Even though the earnings season is heating up and we had important economic releases to ponder today, global politics clearly stole the show. The announcement regarding the Brexit deal boosted risk assets in pre-market trading, but as it was the case with the agreement that former British Prime Minister Theresa May struck with the EU, the British parliament has to approve Boris Johnson’s deal as well. British lawmakers already expressed their doubts regarding the deal in the few hours since the formal announcement, and that could mean that Saturday’s vote will be a huge risk for financial markets.

Brexit focus

It’s no surprise that British assets had a very volatile day, but the mood remained upbeat on Wall Street, with the help of the, so far, bullish corporate earnings. All of the key sectors finished the session in the green, even as IBM’s (IBM) disappointing quarterly report weighed on some parts of the tech sector. Consumer goods, industrials, and services all outperformed, and bulls were glad to see that small-caps finally had a very strong day as well, with the Russell 2000 hitting its highest level since the first session of the months.

The domestic economic calendar will almost be empty tomorrow, since only the CB Leading Index and the Federal Budget Balance will be released. That said, we could be in for another busy pre-market session due to the key Chinese releases, and the looming Brexit vote in the British parliament. The Chinese quarterly GDP print, retail sales, and industrial production will all come out overnight. All eyes will be on the struggling Chinese yuan, as the currency has remained weak in the face of the positive trade developments, which points to further weakness in the country’s economy.

A few key earnings reports, especially the ones of American Express (AXP), Coca-Cola (KO), and Schlumberger could also cause wild swings in equity futures before the opening bell. Coca-Cola is having a blowout year, so far, despite the pullback of the past couple of months, outperforming the large-cap indices by a wide margin. Since the company is considered recession-proof by a lot of analysts, the stock could be ready to take off again in the wake of tomorrow’s release, should the firm’s revenue recovery continue.

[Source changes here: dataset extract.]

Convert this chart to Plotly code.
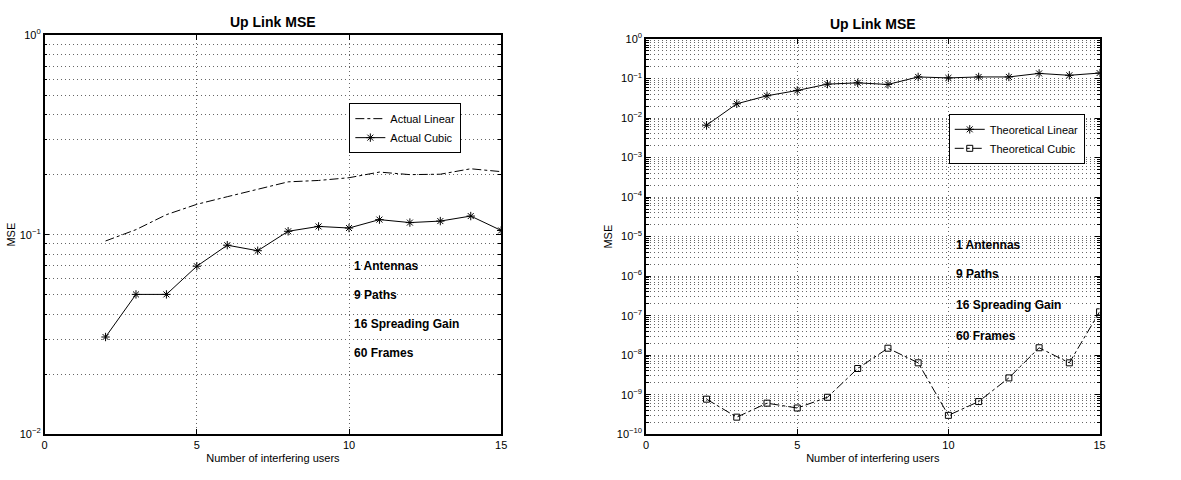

Major indices focus on economic data

The technical picture remains positive across the board, as the two quiet sessions cemented the gains of last week’s rally. The major indices benchmarks are still well above their rising 200-day moving averages of 7,787 for the Nasdaq, 2,863 for the S&P 500, and 26,037 for the Dow. Thanks to the quick recovery from the recent sharp pullback, the indices are all back above their now rising 50-day moving averages of 2,944 for the S&P 500, 8,000 for the Nasdaq, and 26,520 for the Dow as well.

The last time the major indices hit new all-time highs, a bit over two months ago, stocks were after two very strong months, meaning that they were ‘overbought’ according to several technical measures. In August, equities turned volatile, but while we saw two scary pullbacks since then, the major indices are currently just below their record highs. Thanks to the sideways price action in the past couple of months, the technical indicators are no longer showing overbought readings, and that could mean that we are finally in for a sustained move to uncharted territory in the coming months. Stay tuned!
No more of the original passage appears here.